=== COLLECTED DATA ===
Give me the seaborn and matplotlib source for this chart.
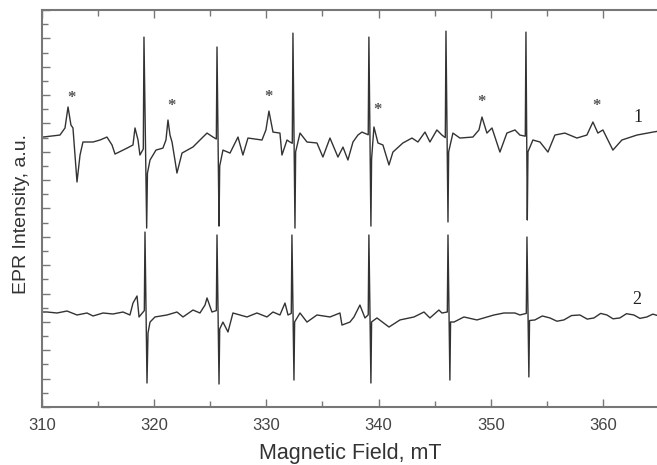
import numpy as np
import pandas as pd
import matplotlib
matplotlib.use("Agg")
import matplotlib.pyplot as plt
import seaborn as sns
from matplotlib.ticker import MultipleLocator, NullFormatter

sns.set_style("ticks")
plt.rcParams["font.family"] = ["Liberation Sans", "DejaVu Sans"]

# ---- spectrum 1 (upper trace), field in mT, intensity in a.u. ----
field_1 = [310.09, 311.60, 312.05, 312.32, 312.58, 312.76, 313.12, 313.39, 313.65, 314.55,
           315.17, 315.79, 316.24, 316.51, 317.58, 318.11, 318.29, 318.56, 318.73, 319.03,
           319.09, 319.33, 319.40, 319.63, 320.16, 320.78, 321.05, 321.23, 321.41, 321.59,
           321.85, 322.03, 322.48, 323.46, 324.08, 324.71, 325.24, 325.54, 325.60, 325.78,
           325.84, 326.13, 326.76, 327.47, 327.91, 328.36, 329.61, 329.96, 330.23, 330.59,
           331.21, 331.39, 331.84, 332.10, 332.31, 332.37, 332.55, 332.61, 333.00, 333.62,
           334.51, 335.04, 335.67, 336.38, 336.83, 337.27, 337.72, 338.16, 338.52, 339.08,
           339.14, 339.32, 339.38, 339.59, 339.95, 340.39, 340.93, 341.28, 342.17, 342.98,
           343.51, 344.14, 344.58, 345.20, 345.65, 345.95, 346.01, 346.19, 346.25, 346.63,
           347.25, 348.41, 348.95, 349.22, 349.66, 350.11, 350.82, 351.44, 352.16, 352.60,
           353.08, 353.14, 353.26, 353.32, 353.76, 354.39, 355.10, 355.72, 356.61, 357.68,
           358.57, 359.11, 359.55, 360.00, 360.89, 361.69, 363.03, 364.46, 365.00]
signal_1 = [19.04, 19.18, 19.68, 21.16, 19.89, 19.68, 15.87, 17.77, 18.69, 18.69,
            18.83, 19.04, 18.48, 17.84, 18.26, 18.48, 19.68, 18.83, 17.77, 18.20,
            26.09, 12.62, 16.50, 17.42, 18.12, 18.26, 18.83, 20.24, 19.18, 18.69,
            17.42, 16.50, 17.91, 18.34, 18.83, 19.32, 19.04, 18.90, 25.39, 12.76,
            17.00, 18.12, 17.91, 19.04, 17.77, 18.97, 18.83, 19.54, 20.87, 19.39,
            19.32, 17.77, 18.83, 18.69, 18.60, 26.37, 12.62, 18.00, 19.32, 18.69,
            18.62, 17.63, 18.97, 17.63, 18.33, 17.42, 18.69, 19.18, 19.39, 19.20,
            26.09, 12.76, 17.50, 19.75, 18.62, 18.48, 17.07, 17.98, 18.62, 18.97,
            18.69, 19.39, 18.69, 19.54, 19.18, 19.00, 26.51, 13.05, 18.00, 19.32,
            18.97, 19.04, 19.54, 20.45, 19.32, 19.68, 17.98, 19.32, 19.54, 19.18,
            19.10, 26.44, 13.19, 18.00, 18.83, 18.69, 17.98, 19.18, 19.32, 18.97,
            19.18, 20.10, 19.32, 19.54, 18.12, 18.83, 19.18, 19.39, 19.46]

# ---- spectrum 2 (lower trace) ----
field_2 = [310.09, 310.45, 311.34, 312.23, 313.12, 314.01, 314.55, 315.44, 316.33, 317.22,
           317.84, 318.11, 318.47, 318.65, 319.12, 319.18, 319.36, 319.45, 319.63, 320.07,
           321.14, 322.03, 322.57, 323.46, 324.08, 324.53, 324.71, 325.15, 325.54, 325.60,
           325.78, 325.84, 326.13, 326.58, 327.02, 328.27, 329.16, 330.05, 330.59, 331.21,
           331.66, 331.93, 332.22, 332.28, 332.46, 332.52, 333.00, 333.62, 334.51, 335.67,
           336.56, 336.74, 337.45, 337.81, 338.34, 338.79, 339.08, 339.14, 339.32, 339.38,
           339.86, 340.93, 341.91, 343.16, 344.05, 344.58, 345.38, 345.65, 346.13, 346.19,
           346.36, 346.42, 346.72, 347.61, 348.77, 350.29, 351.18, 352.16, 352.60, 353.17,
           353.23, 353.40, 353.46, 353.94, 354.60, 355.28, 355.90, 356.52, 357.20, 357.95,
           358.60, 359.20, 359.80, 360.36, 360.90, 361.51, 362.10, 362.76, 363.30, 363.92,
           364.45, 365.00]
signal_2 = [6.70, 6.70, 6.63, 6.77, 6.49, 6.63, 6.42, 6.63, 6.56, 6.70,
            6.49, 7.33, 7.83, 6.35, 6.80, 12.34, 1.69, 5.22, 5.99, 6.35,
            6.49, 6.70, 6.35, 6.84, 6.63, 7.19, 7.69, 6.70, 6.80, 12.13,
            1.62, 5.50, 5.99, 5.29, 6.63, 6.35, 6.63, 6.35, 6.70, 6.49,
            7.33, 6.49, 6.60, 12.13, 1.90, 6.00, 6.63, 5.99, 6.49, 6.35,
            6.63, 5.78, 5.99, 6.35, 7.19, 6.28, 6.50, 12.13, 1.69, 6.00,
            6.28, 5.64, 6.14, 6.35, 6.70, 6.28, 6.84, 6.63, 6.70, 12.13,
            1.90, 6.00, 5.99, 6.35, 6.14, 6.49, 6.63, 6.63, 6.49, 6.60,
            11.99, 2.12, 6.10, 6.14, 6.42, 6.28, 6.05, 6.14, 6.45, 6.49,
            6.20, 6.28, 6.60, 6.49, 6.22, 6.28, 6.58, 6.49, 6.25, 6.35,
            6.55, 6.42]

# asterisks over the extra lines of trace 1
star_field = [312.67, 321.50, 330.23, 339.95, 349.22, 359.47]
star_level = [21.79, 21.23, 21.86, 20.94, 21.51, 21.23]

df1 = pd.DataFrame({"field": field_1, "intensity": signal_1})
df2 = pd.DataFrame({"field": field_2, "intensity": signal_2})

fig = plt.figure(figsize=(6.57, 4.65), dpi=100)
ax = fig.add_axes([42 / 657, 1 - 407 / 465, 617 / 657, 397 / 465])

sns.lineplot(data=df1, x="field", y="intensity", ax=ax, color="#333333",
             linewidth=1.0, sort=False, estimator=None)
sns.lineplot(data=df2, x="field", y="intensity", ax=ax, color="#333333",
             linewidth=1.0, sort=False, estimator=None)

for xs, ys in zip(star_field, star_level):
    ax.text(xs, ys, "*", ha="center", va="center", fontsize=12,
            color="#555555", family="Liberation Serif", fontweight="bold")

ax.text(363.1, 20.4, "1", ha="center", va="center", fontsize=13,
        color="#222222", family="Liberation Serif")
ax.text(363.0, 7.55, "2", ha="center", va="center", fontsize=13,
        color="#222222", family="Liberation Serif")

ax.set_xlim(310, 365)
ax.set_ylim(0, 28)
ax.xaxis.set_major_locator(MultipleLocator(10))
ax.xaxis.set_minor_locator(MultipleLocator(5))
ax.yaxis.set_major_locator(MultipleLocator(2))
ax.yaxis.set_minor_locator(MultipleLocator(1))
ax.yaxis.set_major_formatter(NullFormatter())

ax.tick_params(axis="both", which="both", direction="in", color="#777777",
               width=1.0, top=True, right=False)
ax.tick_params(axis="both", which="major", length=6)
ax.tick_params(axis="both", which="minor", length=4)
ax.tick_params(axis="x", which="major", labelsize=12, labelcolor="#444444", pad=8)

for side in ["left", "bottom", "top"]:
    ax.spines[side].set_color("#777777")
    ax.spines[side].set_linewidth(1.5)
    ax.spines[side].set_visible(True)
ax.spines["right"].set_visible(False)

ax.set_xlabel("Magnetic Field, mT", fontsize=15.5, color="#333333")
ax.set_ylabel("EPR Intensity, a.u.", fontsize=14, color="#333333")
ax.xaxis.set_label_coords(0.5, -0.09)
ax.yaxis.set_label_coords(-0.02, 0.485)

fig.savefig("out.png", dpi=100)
===
### WORK REQUIRED
Would you reproduce the lines above, from the very first through the line containing "from matplotlib.ticker import", exactly and without the pictures?

### TASK RESULT
Give me the seaborn and matplotlib source for this chart.
import numpy as np
import pandas as pd
import matplotlib
matplotlib.use("Agg")
import matplotlib.pyplot as plt
import seaborn as sns
from matplotlib.ticker import MultipleLocator, NullFormatter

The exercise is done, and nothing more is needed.